Mais si le retrait peut être demandé à tout moment, qu’en est-il du refus de faire droit à cette demande ?

En l’espèce, des particuliers avaient en 2013 demandé au maire de Six-Fours-les-Plages de retirer une décision de non-opposition à déclaration préalable qui datait de 2009 et qu’ils considéraient comme obtenue par fraude.

Saisi d’un pourvoi dirigé contre l’arrêt rendu par la Cour administrative d’appel (qui avait jugé la requête recevable et avait annulé le refus de retrait), le Conseil d’État a dit pour droit que :

« […] si, ainsi que le prévoit désormais l’article L. 241-2 du code des relations entre le public et l’administration, la circonstance qu’un acte administratif a été obtenu par fraude permet à l’autorité administrative compétente de l’abroger ou de le retirer à tout moment, sans qu’y fassent obstacle, s’agissant d’une décision de non-opposition à la déclaration préalable de travaux, les dispositions de l’article L. 424-5 du code de l’urbanisme alors applicables, selon lesquelles une telle décision ne peut faire l’objet d’aucun retrait, elle ne saurait, en revanche, proroger le délai du recours contentieux contre cette décision. Toutefois, un tiers justifiant d’un intérêt à agir est recevable à demander, dans le délai du recours contentieux, l’annulation de la décision par laquelle l’autorité administrative a refusé de faire usage de son pouvoir d’abroger ou de retirer un acte administratif obtenu par fraude, quelle que soit la date à laquelle il l’a saisie d’une demande à cette fin.»

L’autorisation obtenue à l’issue de manœuvre frauduleuses du pétitionnaire peut donc être retirée à tout moment, et tout tiers intéressé peut saisir l’administration d’une décision en ce sens. La nouvelle décision qui naîtra suite à cette demande (et qui sera, selon les cas, un retrait ou un refus de retrait) ne pourra en revanche être contestée que dans le délai de recours contentieux classique.

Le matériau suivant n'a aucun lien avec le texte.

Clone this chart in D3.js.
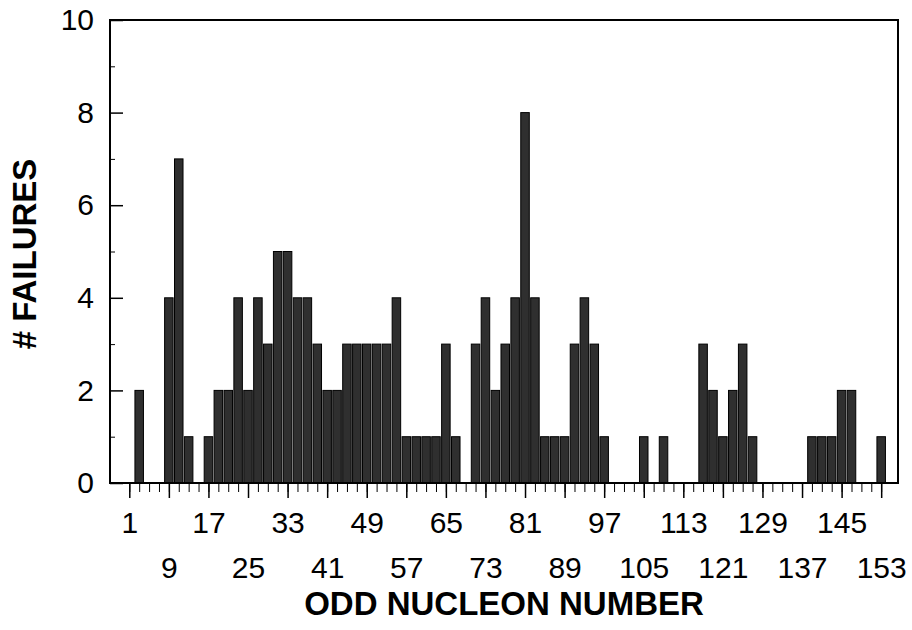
<!DOCTYPE html>
<html>
<head>
<meta charset="utf-8">
<script src="https://cdn.jsdelivr.net/npm/d3@7"></script>
<style>
  body { margin: 0; background: #fff; }
  svg { display: block; font-family: "Liberation Sans", Arial, sans-serif; }
  .axis text { font-size: 30px; fill: #000; }
  .title { font-size: 33px; font-weight: bold; fill: #000; }
</style>
</head>
<body>
<div id="chart"></div>
<script>
// odd nucleon numbers 1..153 and failure counts
var nucleons = d3.range(1, 154, 2);
var failures = [
  0, 2, 0, 0, 4, 7, 1, 0, 1, 2,      // 1 .. 19
  2, 4, 2, 4, 3, 5, 5, 4, 4, 3,      // 21 .. 39
  2, 2, 3, 3, 3, 3, 3, 4, 1, 1,      // 41 .. 59
  1, 1, 3, 1, 0, 3, 4, 2, 3, 4,      // 61 .. 79
  8, 4, 1, 1, 1, 3, 4, 3, 1, 0,      // 81 .. 99
  0, 0, 1, 0, 1, 0, 0, 0, 3, 2,      // 101 .. 119
  1, 2, 3, 1, 0, 0, 0, 0, 0, 1,      // 121 .. 139
  1, 1, 2, 2, 0, 0, 1                // 141 .. 153
];
var majorTicks = d3.range(1, 154, 8);
var yMajor = [0, 2, 4, 6, 8, 10];
var yMinor = [1, 3, 5, 7, 9];

var width = 912, height = 630;
var plot = {left: 110, right: 898, top: 20, bottom: 483};

var svg = d3.select("#chart").append("svg")
    .attr("width", width)
    .attr("height", height);

var x = d3.scaleLinear()
    .domain([-2.9, 156.4])
    .range([plot.left, plot.right]);

var y = d3.scaleLinear()
    .domain([0, 10])
    .range([plot.bottom, plot.top]);

var step = x(3) - x(1);
var barWidth = step * 0.86;

var data = nucleons.map(function(n, i) { return {n: n, v: failures[i]}; });

svg.selectAll(".bar")
    .data(data.filter(function(d) { return d.v > 0; }))
  .enter().append("rect")
    .attr("class", "bar")
    .attr("x", function(d) { return x(d.n) - barWidth / 2; })
    .attr("width", barWidth)
    .attr("y", function(d) { return y(d.v); })
    .attr("height", function(d) { return y(0) - y(d.v); })
    .style("fill", "#2f2f2f")
    .style("stroke", "#000")
    .style("stroke-width", 1);

// frame
svg.append("rect")
    .attr("x", plot.left)
    .attr("y", plot.top)
    .attr("width", plot.right - plot.left)
    .attr("height", plot.bottom - plot.top)
    .style("fill", "none")
    .style("stroke", "#000")
    .style("stroke-width", 2);

// x axis: minor ticks every odd number, long ticks every 8
svg.append("g")
    .attr("class", "x axis minor")
    .attr("transform", "translate(0," + plot.bottom + ")")
    .call(d3.axisBottom(x).tickValues(nucleons).tickSize(9).tickFormat(""))
    .call(function(g) { g.select(".domain").remove(); });

var xAxis = svg.append("g")
    .attr("class", "x axis")
    .attr("transform", "translate(0," + plot.bottom + ")")
    .call(d3.axisBottom(x).tickValues(majorTicks).tickSize(15).tickPadding(15))
    .call(function(g) { g.select(".domain").remove(); });

xAxis.selectAll(".tick line").style("stroke-width", 1.5);
xAxis.selectAll(".tick text")
    .attr("y", function(d, i) { return i % 2 ? 74 : 29; });

// y axis: ticks point inward
svg.append("g")
    .attr("class", "y axis minor")
    .attr("transform", "translate(" + plot.left + ",0)")
    .call(d3.axisLeft(y).tickValues(yMinor).tickSize(-5).tickFormat(""))
    .call(function(g) { g.select(".domain").remove(); });

svg.append("g")
    .attr("class", "y axis")
    .attr("transform", "translate(" + plot.left + ",0)")
    .call(d3.axisLeft(y).tickValues(yMajor).tickSize(-13).tickPadding(16))
    .call(function(g) { g.select(".domain").remove(); })
    .selectAll(".tick line").style("stroke-width", 1.5);

svg.selectAll(".axis .tick line").style("stroke", "#000");

svg.append("text")
    .attr("class", "title")
    .attr("x", (plot.left + plot.right) / 2)
    .attr("y", 615)
    .style("text-anchor", "middle")
    .text("ODD NUCLEON NUMBER");

svg.append("text")
    .attr("class", "title")
    .attr("transform", "translate(36," + 254 + ") rotate(-90)")
    .style("text-anchor", "middle")
    .text("# FAILURES");
</script>
</body>
</html>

Enfin, l’arrêt précise que dans cette hypothèse, le juge doit bien évidemment s’assurer de la réalité de la fraude avant de vérifier s’il est justifié (notamment au regard des différents intérêts en présence) de procéder au retrait de l’autorisation :

« Dans un tel cas, il incombe au juge de l’excès de pouvoir, saisi de moyens en ce sens, de vérifier la réalité de la fraude alléguée puis, en cas de fraude, de contrôler que l’appréciation de l’administration sur l’opportunité de procéder ou non à l’abrogation ou au retrait n’est pas entachée d’erreur manifeste, compte tenu notamment de la gravité de la fraude et des atteintes aux divers intérêts publics ou privés en présence susceptibles de résulter soit du maintien de l’acte litigieux soit de son abrogation ou de son retrait. »

C’est dire que l’autorisation obtenue par fraude ne devra pas systématiquement disparaître. 

En l’espèce, le Conseil d’État estime que la fraude relevée par la Cour était avérée et que les requérants pouvaient donc demander le retrait de l’autorisation de construire près de 4 ans après sa délivrance. Leur requête ayant ensuite été introduite dans le délai de recours contentieux, la Cour pouvait tout à fait annuler le refus qui leur avait été opposé et enjoindre au Maire de procéder au retrait.

Cette décision , qui confirme en tous points la solution dégagée dans un arrêt du 5 février 2018 (CE, 5 février 2018, n° 407149, consultable ici), est intéressante car elle précise l’articulation entre les règles du code des relations entre le public et l’administration et le code de l’urbanisme.